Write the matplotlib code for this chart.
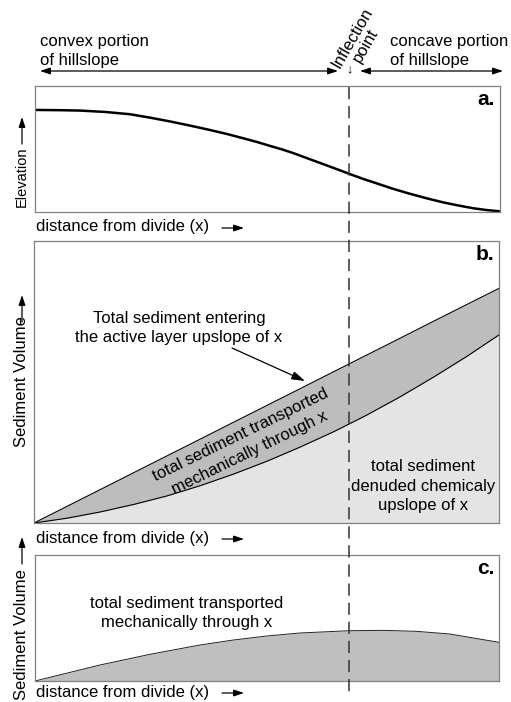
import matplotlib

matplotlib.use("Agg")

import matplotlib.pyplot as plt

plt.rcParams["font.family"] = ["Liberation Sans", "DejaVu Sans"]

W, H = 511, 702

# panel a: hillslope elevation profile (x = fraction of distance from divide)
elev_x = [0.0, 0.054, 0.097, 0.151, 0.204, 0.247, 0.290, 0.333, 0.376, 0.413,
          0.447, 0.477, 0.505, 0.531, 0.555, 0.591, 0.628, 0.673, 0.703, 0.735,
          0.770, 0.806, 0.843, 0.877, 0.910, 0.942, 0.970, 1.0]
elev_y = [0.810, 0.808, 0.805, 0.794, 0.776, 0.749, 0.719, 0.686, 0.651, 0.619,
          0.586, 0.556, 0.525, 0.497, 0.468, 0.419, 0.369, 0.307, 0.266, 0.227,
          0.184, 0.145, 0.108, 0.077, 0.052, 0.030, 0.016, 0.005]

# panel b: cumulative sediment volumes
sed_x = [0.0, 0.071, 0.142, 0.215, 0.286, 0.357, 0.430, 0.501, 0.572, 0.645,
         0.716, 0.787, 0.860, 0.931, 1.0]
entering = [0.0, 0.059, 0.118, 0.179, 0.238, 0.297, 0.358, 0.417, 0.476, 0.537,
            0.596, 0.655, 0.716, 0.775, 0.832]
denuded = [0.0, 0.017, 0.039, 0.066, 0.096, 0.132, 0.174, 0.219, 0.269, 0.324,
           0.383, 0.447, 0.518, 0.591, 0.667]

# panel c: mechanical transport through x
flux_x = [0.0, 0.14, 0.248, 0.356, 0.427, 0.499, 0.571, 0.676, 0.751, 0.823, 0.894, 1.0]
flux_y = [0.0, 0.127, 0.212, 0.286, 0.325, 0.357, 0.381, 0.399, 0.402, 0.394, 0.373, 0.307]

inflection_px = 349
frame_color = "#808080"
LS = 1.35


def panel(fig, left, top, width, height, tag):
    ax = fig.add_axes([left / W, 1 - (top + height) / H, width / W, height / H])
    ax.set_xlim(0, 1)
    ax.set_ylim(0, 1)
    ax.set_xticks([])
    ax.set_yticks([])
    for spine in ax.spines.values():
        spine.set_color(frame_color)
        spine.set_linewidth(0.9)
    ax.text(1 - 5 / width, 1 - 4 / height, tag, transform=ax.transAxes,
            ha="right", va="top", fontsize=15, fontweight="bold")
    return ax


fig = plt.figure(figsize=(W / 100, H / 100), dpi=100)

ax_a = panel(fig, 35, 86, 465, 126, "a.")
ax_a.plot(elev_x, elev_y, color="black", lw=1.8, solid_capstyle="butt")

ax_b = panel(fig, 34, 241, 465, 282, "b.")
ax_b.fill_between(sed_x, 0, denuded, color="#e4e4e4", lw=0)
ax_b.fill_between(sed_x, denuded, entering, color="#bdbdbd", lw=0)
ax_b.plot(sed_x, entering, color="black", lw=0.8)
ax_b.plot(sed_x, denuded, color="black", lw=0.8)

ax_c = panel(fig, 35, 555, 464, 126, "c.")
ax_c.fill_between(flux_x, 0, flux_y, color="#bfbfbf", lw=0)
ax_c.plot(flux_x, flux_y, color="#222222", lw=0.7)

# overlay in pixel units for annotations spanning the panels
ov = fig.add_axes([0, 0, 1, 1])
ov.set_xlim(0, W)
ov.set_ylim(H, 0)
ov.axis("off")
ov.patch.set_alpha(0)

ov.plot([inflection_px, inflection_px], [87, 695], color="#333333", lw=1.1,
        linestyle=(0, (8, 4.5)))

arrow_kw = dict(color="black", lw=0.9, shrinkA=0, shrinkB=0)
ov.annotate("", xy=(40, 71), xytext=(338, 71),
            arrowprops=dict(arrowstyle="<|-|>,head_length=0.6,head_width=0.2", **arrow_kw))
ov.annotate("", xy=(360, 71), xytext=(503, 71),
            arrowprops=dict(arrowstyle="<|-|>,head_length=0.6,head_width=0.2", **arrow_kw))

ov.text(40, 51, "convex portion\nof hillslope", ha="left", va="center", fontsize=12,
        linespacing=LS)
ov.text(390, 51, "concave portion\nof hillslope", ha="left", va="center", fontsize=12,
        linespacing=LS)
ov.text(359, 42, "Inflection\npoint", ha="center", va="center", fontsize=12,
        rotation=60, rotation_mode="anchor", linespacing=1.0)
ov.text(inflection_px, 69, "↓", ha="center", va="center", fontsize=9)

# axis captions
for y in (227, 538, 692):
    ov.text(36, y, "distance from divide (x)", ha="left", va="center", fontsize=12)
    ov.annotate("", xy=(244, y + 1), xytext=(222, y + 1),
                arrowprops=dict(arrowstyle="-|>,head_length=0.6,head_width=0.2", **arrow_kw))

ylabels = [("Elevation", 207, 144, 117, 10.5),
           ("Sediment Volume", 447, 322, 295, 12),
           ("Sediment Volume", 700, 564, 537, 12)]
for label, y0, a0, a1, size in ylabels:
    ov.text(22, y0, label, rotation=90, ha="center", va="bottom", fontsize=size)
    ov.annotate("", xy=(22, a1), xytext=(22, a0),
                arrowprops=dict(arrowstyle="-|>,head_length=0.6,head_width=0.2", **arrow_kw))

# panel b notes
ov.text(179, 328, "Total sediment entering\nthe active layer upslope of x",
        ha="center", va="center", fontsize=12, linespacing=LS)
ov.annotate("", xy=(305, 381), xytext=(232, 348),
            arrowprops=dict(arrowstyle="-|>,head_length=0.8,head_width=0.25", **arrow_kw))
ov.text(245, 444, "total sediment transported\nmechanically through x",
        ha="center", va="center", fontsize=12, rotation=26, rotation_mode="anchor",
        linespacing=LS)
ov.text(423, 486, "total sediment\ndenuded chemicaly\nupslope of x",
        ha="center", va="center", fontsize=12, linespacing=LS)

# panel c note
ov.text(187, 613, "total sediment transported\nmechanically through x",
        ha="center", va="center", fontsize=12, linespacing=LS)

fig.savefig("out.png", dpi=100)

▬▬▬▬▬▬

▶ _Prompt_
Write out exactly the lines between the start of the data and the line with "0.184, 0.145, 0.108, 0.077, 0.052, 0.030, 0.016, 0.005]", including both, but none of the pictures.

▶ _Output_
Write the matplotlib code for this chart.
import matplotlib

matplotlib.use("Agg")

import matplotlib.pyplot as plt

plt.rcParams["font.family"] = ["Liberation Sans", "DejaVu Sans"]

W, H = 511, 702

# panel a: hillslope elevation profile (x = fraction of distance from divide)
elev_x = [0.0, 0.054, 0.097, 0.151, 0.204, 0.247, 0.290, 0.333, 0.376, 0.413,
          0.447, 0.477, 0.505, 0.531, 0.555, 0.591, 0.628, 0.673, 0.703, 0.735,
          0.770, 0.806, 0.843, 0.877, 0.910, 0.942, 0.970, 1.0]
elev_y = [0.810, 0.808, 0.805, 0.794, 0.776, 0.749, 0.719, 0.686, 0.651, 0.619,
          0.586, 0.556, 0.525, 0.497, 0.468, 0.419, 0.369, 0.307, 0.266, 0.227,
          0.184, 0.145, 0.108, 0.077, 0.052, 0.030, 0.016, 0.005]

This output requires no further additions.